2009-03-20 / Columnists

Eye On Physical Therapy

Commentary By Dr. Tim Rohrs, DPT

One of the most amazing aspects of being a physical therapist, or any health care professional for that matter, is the ability to learn and observe people's behavior when faced with adversity. For some with injuries and pain, the need to know the cause for their injury is paramount. In fact, for them the outcome of their intervention is linked to their understanding or comprehension of the nature of their condition. Their favorite question is "why?"

"Why did this pain in my back develop out of nowhere?" "Why did my meniscus tear, if I did not fall or injure it?" "I woke up one morning with a frozen shoulder, why?" These questions are normal and expected by health care providers. For a small percentage of patients these questions are repeated every visit. I am guessing that my answers are not satisfactory, thus necessitating the repeated questioning.
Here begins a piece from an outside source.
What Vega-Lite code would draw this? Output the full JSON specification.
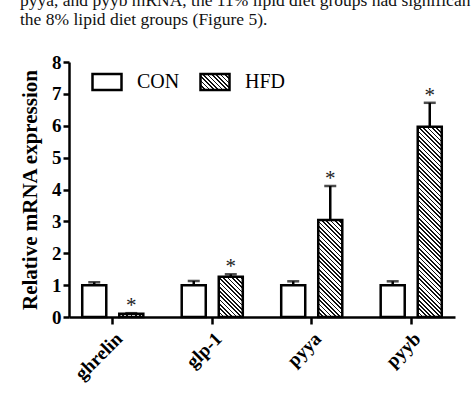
{
  "$schema": "https://vega.github.io/schema/vega-lite/v6.json",
  "width": 386,
  "height": 255,
  "autosize": {"type": "none"},
  "padding": {"left": 69, "top": 62, "right": 19, "bottom": 82},
  "background": "white",
  "config": {
    "view": {"stroke": null},
    "axisY": {
      "titleFont": "Liberation Serif",
      "titleFontSize": 21,
      "titleFontWeight": "bold",
      "titleColor": "black",
      "titlePadding": 11,
      "labelOverlap": false,
      "labelFlush": false,
      "labelFont": "Liberation Serif",
      "labelFontSize": 19,
      "labelFontWeight": "bold",
      "labelColor": "black",
      "labelPadding": 2,
      "domainColor": "black",
      "domainWidth": 2.5,
      "tickColor": "black",
      "tickWidth": 2.5,
      "tickSize": 6,
      "grid": false
    }
  },
  "params": [
    {"name": "hs", "expr": "[{offset:0,color:'#111'},{offset:0.008,color:'#111'},{offset:0.008,color:'#fff'},{offset:0.02,color:'#fff'},{offset:0.02,color:'#111'},{offset:0.028,color:'#111'},{offset:0.028,color:'#fff'},{offset:0.04,color:'#fff'},{offset:0.04,color:'#111'},{offset:0.048,color:'#111'},{offset:0.048,color:'#fff'},{offset:0.06,color:'#fff'},{offset:0.06,color:'#111'},{offset:0.068,color:'#111'},{offset:0.068,color:'#fff'},{offset:0.08,color:'#fff'},{offset:0.08,color:'#111'},{offset:0.088,color:'#111'},{offset:0.088,color:'#fff'},{offset:0.1,color:'#fff'},{offset:0.1,color:'#111'},{offset:0.108,color:'#111'},{offset:0.108,color:'#fff'},{offset:0.12,color:'#fff'},{offset:0.12,color:'#111'},{offset:0.128,color:'#111'},{offset:0.128,color:'#fff'},{offset:0.14,color:'#fff'},{offset:0.14,color:'#111'},{offset:0.148,color:'#111'},{offset:0.148,color:'#fff'},{offset:0.16,color:'#fff'},{offset:0.16,color:'#111'},{offset:0.168,color:'#111'},{offset:0.168,color:'#fff'},{offset:0.18,color:'#fff'},{offset:0.18,color:'#111'},{offset:0.188,color:'#111'},{offset:0.188,color:'#fff'},{offset:0.2,color:'#fff'},{offset:0.2,color:'#111'},{offset:0.208,color:'#111'},{offset:0.208,color:'#fff'},{offset:0.22,color:'#fff'},{offset:0.22,color:'#111'},{offset:0.228,color:'#111'},{offset:0.228,color:'#fff'},{offset:0.24,color:'#fff'},{offset:0.24,color:'#111'},{offset:0.248,color:'#111'},{offset:0.248,color:'#fff'},{offset:0.26,color:'#fff'},{offset:0.26,color:'#111'},{offset:0.268,color:'#111'},{offset:0.268,color:'#fff'},{offset:0.28,color:'#fff'},{offset:0.28,color:'#111'},{offset:0.288,color:'#111'},{offset:0.288,color:'#fff'},{offset:0.3,color:'#fff'},{offset:0.3,color:'#111'},{offset:0.308,color:'#111'},{offset:0.308,color:'#fff'},{offset:0.32,color:'#fff'},{offset:0.32,color:'#111'},{offset:0.328,color:'#111'},{offset:0.328,color:'#fff'},{offset:0.34,color:'#fff'},{offset:0.34,color:'#111'},{offset:0.348,color:'#111'},{offset:0.348,color:'#fff'},{offset:0.36,color:'#fff'},{offset:0.36,color:'#111'},{offset:0.368,color:'#111'},{offset:0.368,color:'#fff'},{offset:0.38,color:'#fff'},{offset:0.38,color:'#111'},{offset:0.388,color:'#111'},{offset:0.388,color:'#fff'},{offset:0.4,color:'#fff'},{offset:0.4,color:'#111'},{offset:0.408,color:'#111'},{offset:0.408,color:'#fff'},{offset:0.42,color:'#fff'},{offset:0.42,color:'#111'},{offset:0.428,color:'#111'},{offset:0.428,color:'#fff'},{offset:0.44,color:'#fff'},{offset:0.44,color:'#111'},{offset:0.448,color:'#111'},{offset:0.448,color:'#fff'},{offset:0.46,color:'#fff'},{offset:0.46,color:'#111'},{offset:0.468,color:'#111'},{offset:0.468,color:'#fff'},{offset:0.48,color:'#fff'},{offset:0.48,color:'#111'},{offset:0.488,color:'#111'},{offset:0.488,color:'#fff'},{offset:0.5,color:'#fff'},{offset:0.5,color:'#111'},{offset:0.508,color:'#111'},{offset:0.508,color:'#fff'},{offset:0.52,color:'#fff'},{offset:0.52,color:'#111'},{offset:0.528,color:'#111'},{offset:0.528,color:'#fff'},{offset:0.54,color:'#fff'},{offset:0.54,color:'#111'},{offset:0.548,color:'#111'},{offset:0.548,color:'#fff'},{offset:0.56,color:'#fff'},{offset:0.56,color:'#111'},{offset:0.568,color:'#111'},{offset:0.568,color:'#fff'},{offset:0.58,color:'#fff'},{offset:0.58,color:'#111'},{offset:0.588,color:'#111'},{offset:0.588,color:'#fff'},{offset:0.6,color:'#fff'},{offset:0.6,color:'#111'},{offset:0.608,color:'#111'},{offset:0.608,color:'#fff'},{offset:0.62,color:'#fff'},{offset:0.62,color:'#111'},{offset:0.628,color:'#111'},{offset:0.628,color:'#fff'},{offset:0.64,color:'#fff'},{offset:0.64,color:'#111'},{offset:0.648,color:'#111'},{offset:0.648,color:'#fff'},{offset:0.66,color:'#fff'},{offset:0.66,color:'#111'},{offset:0.668,color:'#111'},{offset:0.668,color:'#fff'},{offset:0.68,color:'#fff'},{offset:0.68,color:'#111'},{offset:0.688,color:'#111'},{offset:0.688,color:'#fff'},{offset:0.7,color:'#fff'},{offset:0.7,color:'#111'},{offset:0.708,color:'#111'},{offset:0.708,color:'#fff'},{offset:0.72,color:'#fff'},{offset:0.72,color:'#111'},{offset:0.728,color:'#111'},{offset:0.728,color:'#fff'},{offset:0.74,color:'#fff'},{offset:0.74,color:'#111'},{offset:0.748,color:'#111'},{offset:0.748,color:'#fff'},{offset:0.76,color:'#fff'},{offset:0.76,color:'#111'},{offset:0.768,color:'#111'},{offset:0.768,color:'#fff'},{offset:0.78,color:'#fff'},{offset:0.78,color:'#111'},{offset:0.788,color:'#111'},{offset:0.788,color:'#fff'},{offset:0.8,color:'#fff'},{offset:0.8,color:'#111'},{offset:0.808,color:'#111'},{offset:0.808,color:'#fff'},{offset:0.82,color:'#fff'},{offset:0.82,color:'#111'},{offset:0.828,color:'#111'},{offset:0.828,color:'#fff'},{offset:0.84,color:'#fff'},{offset:0.84,color:'#111'},{offset:0.848,color:'#111'},{offset:0.848,color:'#fff'},{offset:0.86,color:'#fff'},{offset:0.86,color:'#111'},{offset:0.868,color:'#111'},{offset:0.868,color:'#fff'},{offset:0.88,color:'#fff'},{offset:0.88,color:'#111'},{offset:0.888,color:'#111'},{offset:0.888,color:'#fff'},{offset:0.9,color:'#fff'},{offset:0.9,color:'#111'},{offset:0.908,color:'#111'},{offset:0.908,color:'#fff'},{offset:0.92,color:'#fff'},{offset:0.92,color:'#111'},{offset:0.928,color:'#111'},{offset:0.928,color:'#fff'},{offset:0.94,color:'#fff'},{offset:0.94,color:'#111'},{offset:0.948,color:'#111'},{offset:0.948,color:'#fff'},{offset:0.96,color:'#fff'},{offset:0.96,color:'#111'},{offset:0.968,color:'#111'},{offset:0.968,color:'#fff'},{offset:0.98,color:'#fff'},{offset:0.98,color:'#111'},{offset:0.988,color:'#111'},{offset:0.988,color:'#fff'},{offset:1,color:'#fff'}]"}
  ],
  "title": {
    "text": ["pyya, and pyyb mRNA, the 11% lipid diet groups had significan", "the 8% lipid diet groups (Figure 5)."],
    "anchor": "start",
    "frame": "group",
    "dx": -49,
    "dy": -11,
    "font": "Liberation Serif",
    "fontSize": 17.5,
    "fontWeight": "normal",
    "color": "#111",
    "lineHeight": 19,
    "offset": 14
  },
  "data": {
    "values": [
      {"gene": "ghrelin", "group": "CON", "value": 1.0, "upper": 1.09, "sig": false},
      {"gene": "ghrelin", "group": "HFD", "value": 0.10, "upper": 0.12, "sig": true},
      {"gene": "glp-1", "group": "CON", "value": 1.0, "upper": 1.13, "sig": false},
      {"gene": "glp-1", "group": "HFD", "value": 1.26, "upper": 1.34, "sig": true},
      {"gene": "pyya", "group": "CON", "value": 1.0, "upper": 1.12, "sig": false},
      {"gene": "pyya", "group": "HFD", "value": 3.04, "upper": 4.11, "sig": true},
      {"gene": "pyyb", "group": "CON", "value": 1.0, "upper": 1.12, "sig": false},
      {"gene": "pyyb", "group": "HFD", "value": 5.97, "upper": 6.72, "sig": true}
    ]
  },
  "encoding": {
    "x": {
      "field": "gene",
      "type": "nominal",
      "sort": ["ghrelin", "glp-1", "pyya", "pyyb"],
      "scale": {"paddingInner": 0.386, "paddingOuter": 0.133},
      "axis": {
        "title": null,
        "labelAngle": -45,
        "labelFont": "Liberation Serif",
        "labelFontSize": 19,
        "labelFontWeight": "bold",
        "labelColor": "black",
        "domainColor": "black",
        "domainWidth": 2.5,
        "tickColor": "black",
        "tickWidth": 2.5,
        "tickSize": 7,
        "labelPadding": 5
      }
    },
    "xOffset": {
      "field": "group",
      "type": "nominal",
      "scale": {"paddingInner": 0.351, "paddingOuter": 0}
    }
  },
  "layer": [
    {
      "mark": {"type": "bar", "stroke": "black", "strokeWidth": 2.5},
      "encoding": {
        "y": {
          "field": "value",
          "type": "quantitative",
          "scale": {"domain": [0, 8], "nice": false},
          "axis": {"title": "Relative mRNA expression", "values": [0, 1, 2, 3, 4, 5, 6, 7, 8], "tickCount": 9, "labelOverlap": false}
        },
        "fill": {
          "field": "group",
          "type": "nominal",
          "scale": {
            "domain": ["CON", "HFD"],
            "range": ["#ffffff", {"expr": "{gradient:'linear',x1:0,y1:1,x2:5.71,y2:-2.14,stops:hs}"}]
          },
          "legend": {
            "title": null,
            "orient": "none",
            "legendX": 22,
            "legendY": 4,
            "direction": "horizontal",
            "symbolType": "M-1,-0.55H1V0.55H-1Z",
            "symbolSize": 841,
            "symbolStrokeColor": "black",
            "symbolStrokeWidth": 2.5,
            "labelFont": "Liberation Serif",
            "labelFontSize": 20,
            "labelColor": "black",
            "labelOffset": 14,
            "columnPadding": 15,
            "padding": 0
          },
          "condition": [
            {"test": "datum.group==='HFD' && datum.gene==='pyyb'", "value": {"expr": "{gradient:'linear',x1:0,y1:1,x2:0.1409,y2:-0.1155,stops:hs}"}},
            {"test": "datum.group==='HFD' && datum.gene==='pyya'", "value": {"expr": "{gradient:'linear',x1:0,y1:1,x2:0.5202,y2:-1.0966,stops:hs}"}},
            {"test": "datum.group==='HFD' && datum.gene==='glp-1'", "value": {"expr": "{gradient:'linear',x1:0,y1:1,x2:2.3667,y2:-2.9537,stops:hs}"}},
            {"test": "datum.group==='HFD' && datum.gene==='ghrelin'", "value": {"expr": "{gradient:'linear',x1:0,y1:1,x2:8.816,y2:-0.1699,stops:hs}"}}
          ]
        }
      }
    },
    {
      "mark": {"type": "rule", "color": "black", "strokeWidth": 2.5},
      "encoding": {
        "y": {"field": "value", "type": "quantitative", "axis": {"title": "Relative mRNA expression", "values": [0, 1, 2, 3, 4, 5, 6, 7, 8], "tickCount": 9, "labelOverlap": false}},
        "y2": {"field": "upper"}
      }
    },
    {
      "mark": {"type": "tick", "color": "black", "thickness": 2.5, "size": 12},
      "encoding": {
        "y": {"field": "upper", "type": "quantitative", "axis": {"title": "Relative mRNA expression", "values": [0, 1, 2, 3, 4, 5, 6, 7, 8], "tickCount": 9, "labelOverlap": false}}
      }
    },
    {
      "transform": [{"filter": "datum.sig"}],
      "mark": {"type": "text", "text": "*", "font": "Liberation Serif", "fontSize": 21, "color": "#222", "baseline": "alphabetic", "dy": -1},
      "encoding": {
        "y": {"field": "upper", "type": "quantitative", "axis": {"title": "Relative mRNA expression", "values": [0, 1, 2, 3, 4, 5, 6, 7, 8], "tickCount": 9, "labelOverlap": false}}
      }
    }
  ]
}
For those who know me, I am not one to just make up an answer to placate the patient. I am also not afraid to say, "I don't know." I am quite sure that the recipient of that golden nugget of wisdom is frustrated to say the least. I usually put forth at least two theories as to why their condition started and a theory as to the progression and a prognosis.

The knowing "why" can help a patient rest a little easier. It certainly can help prevent a future occurrence of the same condition. The sad truth is that in many cases, barring a traumatic onset such as a motor vehicle accident, or a fall, there is no way to truly know why a condition developed. For those who treat these conditions it is less important than it is to the patient. Our job is to treat what we see. Our job is to alleviate pain and inflammation, correct underlying movement dysfunctions, and improve strength and ROM.

After close to 13 years of practicing, I can usually pick up on non-verbal cues from patients who "need to know." Without a satisfactory answer to "why," they usually progress very slowly, if at all. It is as if healing cannot take place if this question is not answered. For those reading today's column, I suggest not to worry so much about the why. In a sense, the why is in the past and today is for treating and healing. The future will include a plan to prevent a reoccurrence. Our task is the "how"; how are we going to make you better.